Work instructions
Copy exactly, and only, the lines below from the first through the one containing "from matplotlib.patches import", both included; pictures are omitted.

......

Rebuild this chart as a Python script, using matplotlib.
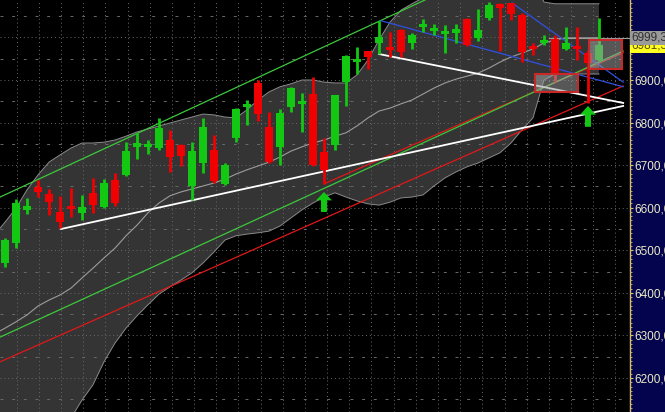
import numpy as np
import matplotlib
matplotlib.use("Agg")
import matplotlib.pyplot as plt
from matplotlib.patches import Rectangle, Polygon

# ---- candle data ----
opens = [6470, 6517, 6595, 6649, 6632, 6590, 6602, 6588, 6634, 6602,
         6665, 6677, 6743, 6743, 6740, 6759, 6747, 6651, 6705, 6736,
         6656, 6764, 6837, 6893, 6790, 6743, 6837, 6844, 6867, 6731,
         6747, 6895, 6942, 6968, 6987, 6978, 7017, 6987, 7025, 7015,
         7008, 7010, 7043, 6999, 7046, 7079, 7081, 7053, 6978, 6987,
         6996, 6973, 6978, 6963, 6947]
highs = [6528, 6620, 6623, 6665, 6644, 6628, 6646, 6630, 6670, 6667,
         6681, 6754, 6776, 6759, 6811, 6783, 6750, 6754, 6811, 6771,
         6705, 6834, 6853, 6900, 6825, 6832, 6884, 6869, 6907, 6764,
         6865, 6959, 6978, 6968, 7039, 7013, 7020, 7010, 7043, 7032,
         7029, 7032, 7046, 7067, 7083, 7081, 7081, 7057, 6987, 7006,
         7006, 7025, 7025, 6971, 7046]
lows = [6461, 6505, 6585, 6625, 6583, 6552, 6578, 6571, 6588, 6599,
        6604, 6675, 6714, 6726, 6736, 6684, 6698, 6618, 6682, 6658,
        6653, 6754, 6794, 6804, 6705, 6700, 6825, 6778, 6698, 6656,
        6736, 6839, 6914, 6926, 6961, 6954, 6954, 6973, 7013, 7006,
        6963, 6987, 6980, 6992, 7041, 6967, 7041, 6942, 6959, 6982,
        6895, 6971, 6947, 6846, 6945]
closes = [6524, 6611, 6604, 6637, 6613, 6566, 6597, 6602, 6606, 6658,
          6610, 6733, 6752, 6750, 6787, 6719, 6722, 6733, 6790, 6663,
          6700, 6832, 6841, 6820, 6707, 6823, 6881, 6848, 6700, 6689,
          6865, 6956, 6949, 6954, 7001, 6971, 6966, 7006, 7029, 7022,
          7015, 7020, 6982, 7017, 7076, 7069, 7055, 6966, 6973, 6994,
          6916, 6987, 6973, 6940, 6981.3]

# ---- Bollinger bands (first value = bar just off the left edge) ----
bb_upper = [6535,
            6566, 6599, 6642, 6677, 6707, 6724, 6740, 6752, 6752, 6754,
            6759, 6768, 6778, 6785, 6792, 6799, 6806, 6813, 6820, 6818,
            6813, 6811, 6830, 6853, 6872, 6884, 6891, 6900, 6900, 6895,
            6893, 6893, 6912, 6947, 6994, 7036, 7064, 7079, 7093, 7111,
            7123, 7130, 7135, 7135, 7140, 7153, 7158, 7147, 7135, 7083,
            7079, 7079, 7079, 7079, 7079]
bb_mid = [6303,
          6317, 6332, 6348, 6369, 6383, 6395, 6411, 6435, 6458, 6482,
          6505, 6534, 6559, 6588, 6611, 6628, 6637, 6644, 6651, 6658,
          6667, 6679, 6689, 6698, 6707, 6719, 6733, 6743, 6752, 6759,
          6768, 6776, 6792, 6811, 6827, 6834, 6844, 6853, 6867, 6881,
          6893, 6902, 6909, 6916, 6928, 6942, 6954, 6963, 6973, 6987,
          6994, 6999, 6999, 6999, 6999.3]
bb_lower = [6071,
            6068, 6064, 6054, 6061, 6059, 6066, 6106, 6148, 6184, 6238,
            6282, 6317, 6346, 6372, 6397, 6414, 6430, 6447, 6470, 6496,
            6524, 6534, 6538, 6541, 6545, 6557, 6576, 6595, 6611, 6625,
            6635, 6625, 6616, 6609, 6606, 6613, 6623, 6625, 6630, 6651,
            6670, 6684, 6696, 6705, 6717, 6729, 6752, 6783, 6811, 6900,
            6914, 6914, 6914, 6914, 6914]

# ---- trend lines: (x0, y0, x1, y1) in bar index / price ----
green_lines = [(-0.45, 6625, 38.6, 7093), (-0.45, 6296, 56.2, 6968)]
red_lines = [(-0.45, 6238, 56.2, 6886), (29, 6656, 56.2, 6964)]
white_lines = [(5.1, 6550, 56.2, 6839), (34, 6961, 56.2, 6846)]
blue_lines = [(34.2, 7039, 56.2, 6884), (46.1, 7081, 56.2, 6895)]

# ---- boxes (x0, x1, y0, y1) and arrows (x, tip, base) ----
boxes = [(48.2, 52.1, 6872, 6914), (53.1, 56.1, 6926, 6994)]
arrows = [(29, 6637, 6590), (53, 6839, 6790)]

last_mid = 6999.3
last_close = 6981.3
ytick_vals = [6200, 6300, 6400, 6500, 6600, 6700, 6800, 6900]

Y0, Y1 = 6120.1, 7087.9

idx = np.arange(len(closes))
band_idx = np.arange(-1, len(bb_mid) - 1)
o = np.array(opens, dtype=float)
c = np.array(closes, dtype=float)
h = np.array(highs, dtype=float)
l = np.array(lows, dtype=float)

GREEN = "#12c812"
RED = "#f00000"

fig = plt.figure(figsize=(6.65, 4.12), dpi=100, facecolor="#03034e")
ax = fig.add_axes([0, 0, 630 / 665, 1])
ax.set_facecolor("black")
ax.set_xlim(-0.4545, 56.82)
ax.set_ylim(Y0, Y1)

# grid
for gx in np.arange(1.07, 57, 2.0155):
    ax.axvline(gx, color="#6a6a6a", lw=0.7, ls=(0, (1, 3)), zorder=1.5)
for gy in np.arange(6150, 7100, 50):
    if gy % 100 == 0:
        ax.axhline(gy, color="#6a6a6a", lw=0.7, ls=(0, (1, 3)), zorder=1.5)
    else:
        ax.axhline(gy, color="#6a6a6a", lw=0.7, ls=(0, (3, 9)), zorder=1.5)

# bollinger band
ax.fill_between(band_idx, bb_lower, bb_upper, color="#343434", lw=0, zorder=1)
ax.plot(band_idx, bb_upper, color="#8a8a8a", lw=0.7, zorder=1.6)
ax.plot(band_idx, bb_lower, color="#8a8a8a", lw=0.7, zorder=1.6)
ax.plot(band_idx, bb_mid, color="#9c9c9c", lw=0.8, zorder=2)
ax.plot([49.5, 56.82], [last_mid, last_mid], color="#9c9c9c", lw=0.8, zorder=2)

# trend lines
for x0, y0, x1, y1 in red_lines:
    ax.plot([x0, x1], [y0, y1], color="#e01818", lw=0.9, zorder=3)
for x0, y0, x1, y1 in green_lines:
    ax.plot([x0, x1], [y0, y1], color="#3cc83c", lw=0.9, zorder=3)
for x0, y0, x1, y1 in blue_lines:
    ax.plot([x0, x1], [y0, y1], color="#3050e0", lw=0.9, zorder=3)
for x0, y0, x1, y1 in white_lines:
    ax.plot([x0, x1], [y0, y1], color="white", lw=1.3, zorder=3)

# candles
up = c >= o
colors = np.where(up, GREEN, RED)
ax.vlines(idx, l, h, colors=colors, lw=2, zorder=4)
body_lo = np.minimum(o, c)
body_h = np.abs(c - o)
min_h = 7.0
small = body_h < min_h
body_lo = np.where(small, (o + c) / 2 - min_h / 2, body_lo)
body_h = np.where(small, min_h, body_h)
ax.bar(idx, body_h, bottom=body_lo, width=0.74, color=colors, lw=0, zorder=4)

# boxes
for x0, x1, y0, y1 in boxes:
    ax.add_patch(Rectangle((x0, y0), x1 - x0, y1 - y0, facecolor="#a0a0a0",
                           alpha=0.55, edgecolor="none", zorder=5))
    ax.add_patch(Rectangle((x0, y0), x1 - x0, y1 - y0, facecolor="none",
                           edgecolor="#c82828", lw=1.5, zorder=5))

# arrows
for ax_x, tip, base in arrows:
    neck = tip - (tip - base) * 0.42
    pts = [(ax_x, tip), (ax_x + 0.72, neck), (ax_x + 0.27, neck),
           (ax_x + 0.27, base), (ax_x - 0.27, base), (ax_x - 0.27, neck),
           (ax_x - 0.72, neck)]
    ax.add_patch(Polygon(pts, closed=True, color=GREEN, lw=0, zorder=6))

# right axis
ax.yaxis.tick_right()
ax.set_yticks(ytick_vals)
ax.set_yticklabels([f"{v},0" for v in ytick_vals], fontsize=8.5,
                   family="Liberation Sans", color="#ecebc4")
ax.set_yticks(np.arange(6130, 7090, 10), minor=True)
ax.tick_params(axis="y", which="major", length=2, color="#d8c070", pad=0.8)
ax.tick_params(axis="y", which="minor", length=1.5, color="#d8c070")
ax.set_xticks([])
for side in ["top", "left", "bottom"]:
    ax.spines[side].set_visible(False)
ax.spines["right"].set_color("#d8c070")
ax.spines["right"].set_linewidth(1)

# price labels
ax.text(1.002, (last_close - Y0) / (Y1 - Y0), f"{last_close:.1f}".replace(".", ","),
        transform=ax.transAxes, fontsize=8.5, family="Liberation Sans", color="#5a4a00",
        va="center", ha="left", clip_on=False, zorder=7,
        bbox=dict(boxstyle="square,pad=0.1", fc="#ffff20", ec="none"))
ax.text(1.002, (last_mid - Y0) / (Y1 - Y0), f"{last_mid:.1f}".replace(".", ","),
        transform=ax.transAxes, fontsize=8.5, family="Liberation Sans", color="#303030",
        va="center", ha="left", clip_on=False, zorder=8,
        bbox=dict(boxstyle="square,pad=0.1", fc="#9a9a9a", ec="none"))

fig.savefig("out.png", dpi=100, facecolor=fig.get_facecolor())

......

Problem solution
Rebuild this chart as a Python script, using matplotlib.
import numpy as np
import matplotlib
matplotlib.use("Agg")
import matplotlib.pyplot as plt
from matplotlib.patches import Rectangle, Polygon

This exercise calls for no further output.